## Written problem
Each line below must be set down exactly; omit any image you find.

■ ■ ■ ■ ■ ■ ■

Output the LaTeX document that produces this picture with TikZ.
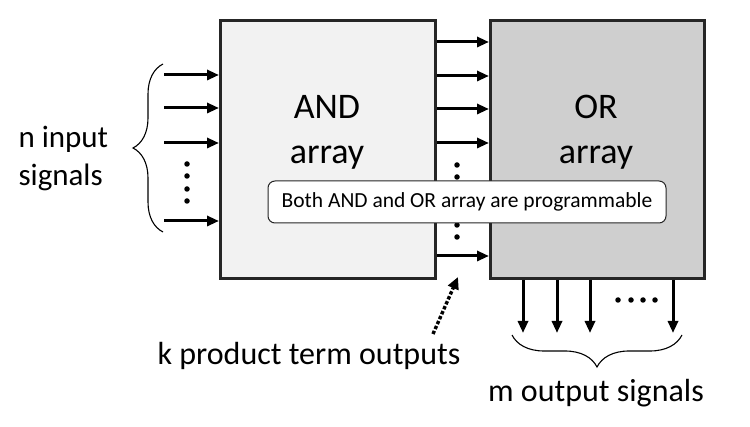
\documentclass[tikz,border=0pt]{standalone}
\usepackage{fontspec}
\setmainfont{Carlito}
\usetikzlibrary{arrows.meta, calc, decorations.pathreplacing}

\begin{document}
\begin{tikzpicture}[x=1pt, y=-1pt,
	arraybox/.style={draw=black!85, line width=3pt, anchor=north west, inner sep=0pt},
	sig/.style={line width=3pt, -{Triangle[length=12pt, width=10pt]}},
	dot/.style={circle, fill=black, inner sep=0pt, minimum size=5.5pt},
	bracepath/.style={decorate, decoration={brace, amplitude=#1}, line width=1.1pt}]
	\useasboundingbox (0,0) rectangle (750,427);
	% the two arrays
	\node [arraybox, fill=black!5, minimum width=215pt, minimum height=258pt] (AND) at (219,19) {};
	\node [arraybox, fill=black!19, minimum width=214pt, minimum height=258pt] (OR) at (489,19) {};
	\node [align=center, font=\fontsize{36}{45}\selectfont] (ANDtxt) at (327,132) {AND\\array};
	\node [align=center, font=\fontsize{36}{45}\selectfont] (ORtxt) at (596,132) {OR\\array};
	% inputs of the AND array
	\foreach \y [count=\i] in {75,108,143,221}{
		\coordinate (in\i) at (164,\y);
		\draw [sig] (in\i) -- (AND.west |- in\i);
	}
	\foreach \y in {164,176,189,201}{
		\node [dot] at (187,\y) {};
	}
	\draw [bracepath=30pt] (163,232) -- (163,64);
	\node [align=left, anchor=west, font=\fontsize{31}{38}\selectfont] (nin) at (15,159) {n input\\signals};
	% product terms between the arrays
	\foreach \y [count=\i] in {42,76,109,143,256}{
		\coordinate (pt\i) at (AND.east |- 0,\y);
		\draw [sig] (pt\i) -- (OR.west |- pt\i);
	}
	\foreach \y in {165,177,189,201,213,225,237}{
		\node [dot] at (457,\y) {};
	}
	% outputs of the OR array
	\foreach \x [count=\i] in {523,557,590,673}{
		\coordinate (out\i) at (\x,333);
		\draw [sig] (OR.south -| out\i) -- (out\i);
	}
	\foreach \x in {618,631,643,655}{
		\node [dot] at (\x,300) {};
	}
	\draw [bracepath=32pt] (682,335) -- (512,335);
	\node [font=\fontsize{32}{36}\selectfont] (mout) at (596,393) {m output signals};
	% note and pointer
	\node [draw=black!85, line width=1pt, rounded corners=7pt, fill=white, minimum width=398pt, minimum height=42pt, font=\fontsize{21.5}{24}\selectfont] (note) at (467,202) {Both AND and OR array are programmable};
	\node [font=\fontsize{32}{36}\selectfont] (kprod) at (309,356) {k product term outputs};
	\coordinate (ptrtail) at (433,334);
	\coordinate (ptr) at (458,277);
	\draw [line width=3.4pt, dotted, -{Triangle[length=12pt, width=11pt]}] (ptrtail) -- (ptr);
\end{tikzpicture}
\end{document}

■ ■ ■ ■ ■ ■ ■

## Output of the exercise
Output the LaTeX document that produces this picture with TikZ.
\documentclass[tikz,border=0pt]{standalone}
\usepackage{fontspec}
\setmainfont{Carlito}
\usetikzlibrary{arrows.meta, calc, decorations.pathreplacing}

\begin{document}
\begin{tikzpicture}[x=1pt, y=-1pt,
	arraybox/.style={draw=black!85, line width=3pt, anchor=north west, inner sep=0pt},
	sig/.style={line width=3pt, -{Triangle[length=12pt, width=10pt]}},
	dot/.style={circle, fill=black, inner sep=0pt, minimum size=5.5pt},
	bracepath/.style={decorate, decoration={brace, amplitude=#1}, line width=1.1pt}]
	\useasboundingbox (0,0) rectangle (750,427);
	% the two arrays
	\node [arraybox, fill=black!5, minimum width=215pt, minimum height=258pt] (AND) at (219,19) {};
	\node [arraybox, fill=black!19, minimum width=214pt, minimum height=258pt] (OR) at (489,19) {};
	\node [align=center, font=\fontsize{36}{45}\selectfont] (ANDtxt) at (327,132) {AND\\array};
	\node [align=center, font=\fontsize{36}{45}\selectfont] (ORtxt) at (596,132) {OR\\array};
	% inputs of the AND array
	\foreach \y [count=\i] in {75,108,143,221}{
		\coordinate (in\i) at (164,\y);
		\draw [sig] (in\i) -- (AND.west |- in\i);
	}
	\foreach \y in {164,176,189,201}{
		\node [dot] at (187,\y) {};
	}
	\draw [bracepath=30pt] (163,232) -- (163,64);
	\node [align=left, anchor=west, font=\fontsize{31}{38}\selectfont] (nin) at (15,159) {n input\\signals};
	% product terms between the arrays
	\foreach \y [count=\i] in {42,76,109,143,256}{
		\coordinate (pt\i) at (AND.east |- 0,\y);
		\draw [sig] (pt\i) -- (OR.west |- pt\i);
	}
	\foreach \y in {165,177,189,201,213,225,237}{
		\node [dot] at (457,\y) {};
	}
	% outputs of the OR array
	\foreach \x [count=\i] in {523,557,590,673}{
		\coordinate (out\i) at (\x,333);
		\draw [sig] (OR.south -| out\i) -- (out\i);
	}
	\foreach \x in {618,631,643,655}{
		\node [dot] at (\x,300) {};
	}
	\draw [bracepath=32pt] (682,335) -- (512,335);
	\node [font=\fontsize{32}{36}\selectfont] (mout) at (596,393) {m output signals};
	% note and pointer
	\node [draw=black!85, line width=1pt, rounded corners=7pt, fill=white, minimum width=398pt, minimum height=42pt, font=\fontsize{21.5}{24}\selectfont] (note) at (467,202) {Both AND and OR array are programmable};
	\node [font=\fontsize{32}{36}\selectfont] (kprod) at (309,356) {k product term outputs};
	\coordinate (ptrtail) at (433,334);
	\coordinate (ptr) at (458,277);
	\draw [line width=3.4pt, dotted, -{Triangle[length=12pt, width=11pt]}] (ptrtail) -- (ptr);
\end{tikzpicture}
\end{document}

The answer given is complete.